TASK ::
Set down only those lines that fall from the line containing "Output the Python" through the line containing "ax = fig.add_axes([0.11, 0.1347, 0.895, 0.7256])", unchanged and without pictures.

--- start DATA ENTRIES ---

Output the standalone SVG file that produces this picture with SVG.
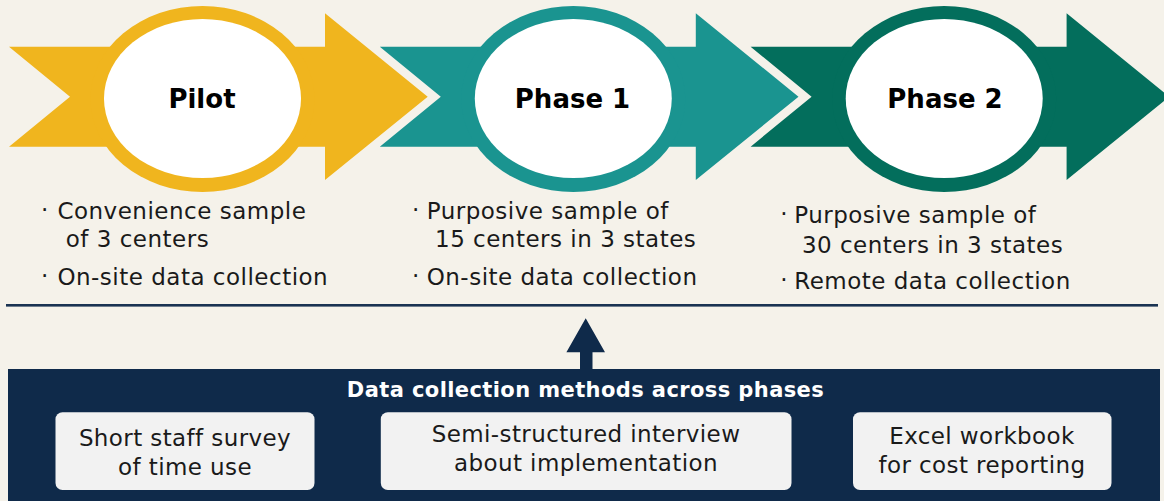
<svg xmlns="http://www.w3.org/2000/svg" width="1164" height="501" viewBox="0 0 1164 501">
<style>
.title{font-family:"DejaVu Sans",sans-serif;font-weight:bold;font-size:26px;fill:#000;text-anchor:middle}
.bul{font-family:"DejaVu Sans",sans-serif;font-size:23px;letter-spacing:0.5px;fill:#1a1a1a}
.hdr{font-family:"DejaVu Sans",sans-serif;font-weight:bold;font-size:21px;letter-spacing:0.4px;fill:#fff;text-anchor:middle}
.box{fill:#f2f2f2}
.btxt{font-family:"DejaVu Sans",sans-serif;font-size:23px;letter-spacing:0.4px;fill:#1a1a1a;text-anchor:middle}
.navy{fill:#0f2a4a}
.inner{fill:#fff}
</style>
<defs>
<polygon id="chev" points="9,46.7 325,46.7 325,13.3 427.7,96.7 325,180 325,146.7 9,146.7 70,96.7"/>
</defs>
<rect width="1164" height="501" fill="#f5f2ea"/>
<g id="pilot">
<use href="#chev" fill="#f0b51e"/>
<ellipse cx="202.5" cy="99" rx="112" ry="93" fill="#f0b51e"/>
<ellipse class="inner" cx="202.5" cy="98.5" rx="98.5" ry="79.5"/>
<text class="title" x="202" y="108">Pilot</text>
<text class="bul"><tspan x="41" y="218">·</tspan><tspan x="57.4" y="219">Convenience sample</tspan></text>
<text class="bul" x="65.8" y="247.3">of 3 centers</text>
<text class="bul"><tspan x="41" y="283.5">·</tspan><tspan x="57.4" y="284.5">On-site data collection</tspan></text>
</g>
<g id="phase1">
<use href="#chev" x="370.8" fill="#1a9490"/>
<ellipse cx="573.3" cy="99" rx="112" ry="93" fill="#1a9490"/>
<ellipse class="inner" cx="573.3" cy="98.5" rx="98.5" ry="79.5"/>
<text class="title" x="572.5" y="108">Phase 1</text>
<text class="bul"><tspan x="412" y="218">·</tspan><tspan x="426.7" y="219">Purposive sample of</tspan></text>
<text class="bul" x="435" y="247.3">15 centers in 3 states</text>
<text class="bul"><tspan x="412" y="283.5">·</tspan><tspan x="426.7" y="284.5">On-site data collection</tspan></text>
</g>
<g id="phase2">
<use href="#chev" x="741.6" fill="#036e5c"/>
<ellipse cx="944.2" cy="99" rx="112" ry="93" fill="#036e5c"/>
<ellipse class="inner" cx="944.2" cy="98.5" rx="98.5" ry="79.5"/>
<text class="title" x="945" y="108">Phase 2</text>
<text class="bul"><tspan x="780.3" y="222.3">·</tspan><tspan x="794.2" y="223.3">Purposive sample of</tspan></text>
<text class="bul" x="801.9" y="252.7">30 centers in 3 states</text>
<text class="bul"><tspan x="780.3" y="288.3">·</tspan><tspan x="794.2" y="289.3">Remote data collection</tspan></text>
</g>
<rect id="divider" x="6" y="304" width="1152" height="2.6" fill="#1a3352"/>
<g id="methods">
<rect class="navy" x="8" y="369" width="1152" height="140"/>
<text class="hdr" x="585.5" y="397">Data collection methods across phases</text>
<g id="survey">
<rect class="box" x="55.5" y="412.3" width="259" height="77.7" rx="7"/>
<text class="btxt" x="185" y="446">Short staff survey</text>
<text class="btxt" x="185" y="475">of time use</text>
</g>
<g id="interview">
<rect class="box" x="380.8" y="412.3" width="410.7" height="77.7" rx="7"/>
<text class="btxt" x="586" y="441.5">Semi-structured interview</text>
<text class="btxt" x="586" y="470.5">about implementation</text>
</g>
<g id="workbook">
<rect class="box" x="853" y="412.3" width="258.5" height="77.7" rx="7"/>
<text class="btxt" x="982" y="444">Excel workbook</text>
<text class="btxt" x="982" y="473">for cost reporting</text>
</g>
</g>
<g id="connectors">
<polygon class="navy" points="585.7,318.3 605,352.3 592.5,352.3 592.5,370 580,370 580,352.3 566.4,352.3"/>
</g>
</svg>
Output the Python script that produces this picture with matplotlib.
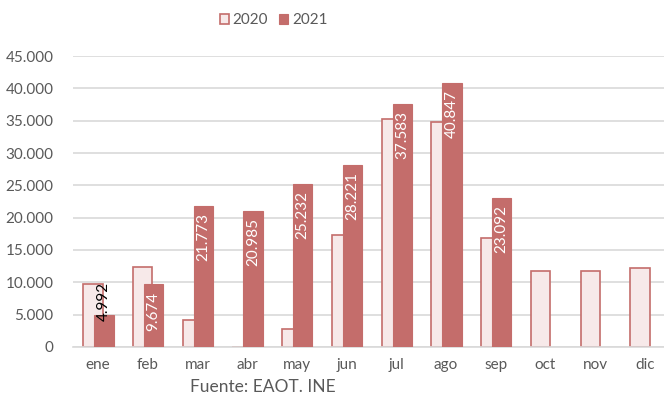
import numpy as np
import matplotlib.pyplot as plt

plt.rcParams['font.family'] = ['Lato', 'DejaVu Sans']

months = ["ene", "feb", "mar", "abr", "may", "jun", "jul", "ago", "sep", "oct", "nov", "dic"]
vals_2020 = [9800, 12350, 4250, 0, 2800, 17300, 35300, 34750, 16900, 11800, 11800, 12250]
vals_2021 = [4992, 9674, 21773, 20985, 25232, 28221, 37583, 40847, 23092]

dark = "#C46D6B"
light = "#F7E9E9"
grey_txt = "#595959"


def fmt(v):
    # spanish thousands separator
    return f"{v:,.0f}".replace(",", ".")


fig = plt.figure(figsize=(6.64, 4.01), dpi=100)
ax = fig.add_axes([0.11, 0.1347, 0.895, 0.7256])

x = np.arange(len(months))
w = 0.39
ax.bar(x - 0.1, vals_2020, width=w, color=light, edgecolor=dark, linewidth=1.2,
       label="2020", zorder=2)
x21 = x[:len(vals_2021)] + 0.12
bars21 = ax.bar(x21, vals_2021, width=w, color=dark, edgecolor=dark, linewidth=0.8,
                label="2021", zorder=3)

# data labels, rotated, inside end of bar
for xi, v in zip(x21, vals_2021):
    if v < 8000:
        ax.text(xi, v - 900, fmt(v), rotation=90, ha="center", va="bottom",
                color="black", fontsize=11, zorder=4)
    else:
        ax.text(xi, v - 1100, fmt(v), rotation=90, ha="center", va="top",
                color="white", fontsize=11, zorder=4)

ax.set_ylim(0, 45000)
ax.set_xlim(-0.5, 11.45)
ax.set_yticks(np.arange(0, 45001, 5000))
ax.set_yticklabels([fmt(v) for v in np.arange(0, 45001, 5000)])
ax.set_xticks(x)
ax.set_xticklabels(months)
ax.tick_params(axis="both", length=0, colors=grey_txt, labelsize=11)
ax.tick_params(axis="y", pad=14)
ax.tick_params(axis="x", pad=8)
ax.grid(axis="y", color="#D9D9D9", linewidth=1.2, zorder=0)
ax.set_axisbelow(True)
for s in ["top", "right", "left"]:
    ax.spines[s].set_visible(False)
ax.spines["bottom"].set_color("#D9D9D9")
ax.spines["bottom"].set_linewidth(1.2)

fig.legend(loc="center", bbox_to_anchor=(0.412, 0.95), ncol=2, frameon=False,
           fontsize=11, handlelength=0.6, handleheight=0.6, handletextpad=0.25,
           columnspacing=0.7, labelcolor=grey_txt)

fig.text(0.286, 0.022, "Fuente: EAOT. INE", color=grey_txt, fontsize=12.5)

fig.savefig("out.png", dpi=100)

--- end DATA ENTRIES ---

RESULT ::
Output the Python script that produces this picture with matplotlib.
import numpy as np
import matplotlib.pyplot as plt

plt.rcParams['font.family'] = ['Lato', 'DejaVu Sans']

months = ["ene", "feb", "mar", "abr", "may", "jun", "jul", "ago", "sep", "oct", "nov", "dic"]
vals_2020 = [9800, 12350, 4250, 0, 2800, 17300, 35300, 34750, 16900, 11800, 11800, 12250]
vals_2021 = [4992, 9674, 21773, 20985, 25232, 28221, 37583, 40847, 23092]

dark = "#C46D6B"
light = "#F7E9E9"
grey_txt = "#595959"


def fmt(v):
    # spanish thousands separator
    return f"{v:,.0f}".replace(",", ".")


fig = plt.figure(figsize=(6.64, 4.01), dpi=100)
ax = fig.add_axes([0.11, 0.1347, 0.895, 0.7256])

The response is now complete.